DateFormat fmt = DateFormat.getDateInstance();DateFormat fmt = DateFormat.getDateInstance( DateFormat.SHORT ); DateFormat fmt = DateFormat.getDateInstance( DateFormat.LONG, Locale.FRENCH ); DateFormat fmt = DateFormat.getDateTimeInstance(); DateFormat fmt = DateFormat.getDateInstance( DateFormat.LONG, DateFormat.SHORT ); DateFormat fmt = DateFormat.getDateInstance( DateFormat.LONG, DateFormat.SHORT, Locale.US ); DateFormat fmt = DateFormat.getTimeInstance(); DateFormat fmt = DateFormat.getTimeInstance( DateFormat.SHORT ); DateFormat fmt = DateFormat.getTimeInstance( DateFormat.LONG, Locale.FRENCH );

The getDateFormat() method returns the default date format for the default locale. The second version of this method, getDateFormat(DateFormat.SHORT), returns the default date format for the given style for the default locale. The style attribute can be SHORT, MEDIUM, LONG, FULL, or DEFAULT. The third form of this method, getDateFormat(DateFormat.LONG, Locale.FRENCH), returns the default date format for the given style in the given locale. The getDateTimeFormat() method returns the default date and time format for the default locale. The getDateFormat(DateFormat.LONG, DateFormat.SHORT) method returns the default date and time format for the given date and time formatting styles for the default locale. The next version of this method, getDateFormat(DateFormat.LONG, DateFormat.SHORT, Locale.US), returns the default date and time format for the given date and time formatting styles for the given locale. The getTimeFormat() method returns the default time format for the default locale. The second version of this method, getTimeFormat(DateFormat.SHORT), returns the default time format with the given style for the default locale. The style attribute for the time methods can have the same value as the style attribute for the date methods: SHORT, LONG, FULL, or DEFAULT. The third version of this method, getTimeFormat(DateFormat.LONG, Locale.FRENCH), returns the default time format with the given style in the given locale.
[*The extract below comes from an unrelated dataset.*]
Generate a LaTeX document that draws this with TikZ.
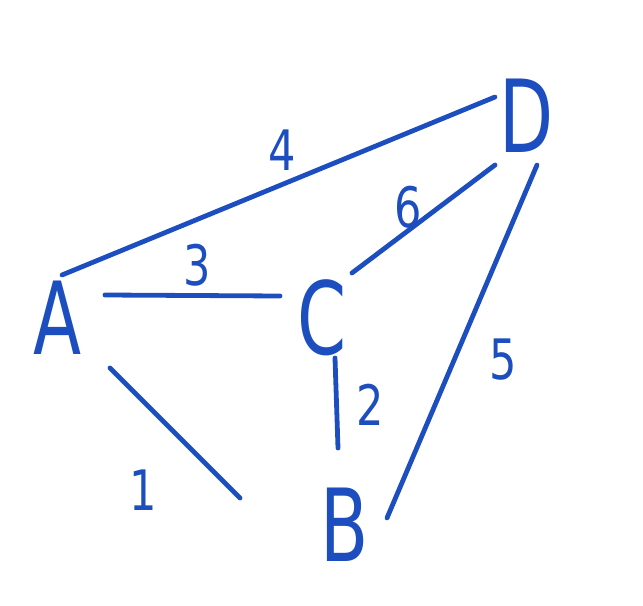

Here are some examples of the DateFormat attributes:

Attribute Example

SHORT 4/2/97 (completely numeric)

MEDIUM Apr 2, 1997

LONG April 2, 1997

FULL Wednesday, April 2, 1997 AD

The object returned by these functions is usually of type java.text.SimpleDateFormat, which provides a concrete implementation of the abstract DateFormat class. Once you have retrieved a DateFormat object, you can use it to properly format a date or parse a string to find a date.

These field constants are also available in the DateFormat class: AM_PM_FIELD, DATE_FIELD, and DAY_OF_WEEK_FIELD, among others. These field constants are used with the FieldPosition class to help properly align strings formatted with a DateFormat object. For example, if the formatted date is Friday, April 4, 1997, and the FieldPosition class is using the DAY_OF_WEEK_FIELDfor alignment, the DateFormat object determines that the day of the week begins in string[0] and ends in string[5]; the FieldPosition object sets its getBeginIndex() and getEndIndex() methods to 0 and 5, respectively.

Table 15.4 lists the important methods in the DateFormat class.
Table 15.4. Methods in the DateFormat class.

Method Description

format() Formats the given object into a string; overrides class Format

parseObject() Parses a string and creates an Object object

parse() Parses a string and returns a Number object

getTimeInstance() Gets a time formatter for a locale

getDateInstance() Gets a date formatter for a locale

getDateTimeInstance() Gets a date and time formatter for a locale

getInstance() Gets the default DateFormat for a locale

getAvailableLocales() Gets all the locales supported by DateFormat

get/setCalendar() Gets or sets the Calendar to be used by the DateFormat object

get/setNumberFormat() Gets or sets the NumberFormat to be used by the DateFormat object

get/setTimeZone() Gets or sets the TimeZone object for the calendar of this DateFormat object

is/setLenient() Gets or sets whether this object uses lenient parsing; if lenient parsing is used, the parser will use heuristics to interpret the input; if lenient parsing is off, the parser will use strict parsing rules

Listing 15.2 shows some examples of the use of the DateFormat class. You can find this code on the accompanying CD-ROM.
Listing 15.2. DateFormatExample.java: A sample DateFormat program.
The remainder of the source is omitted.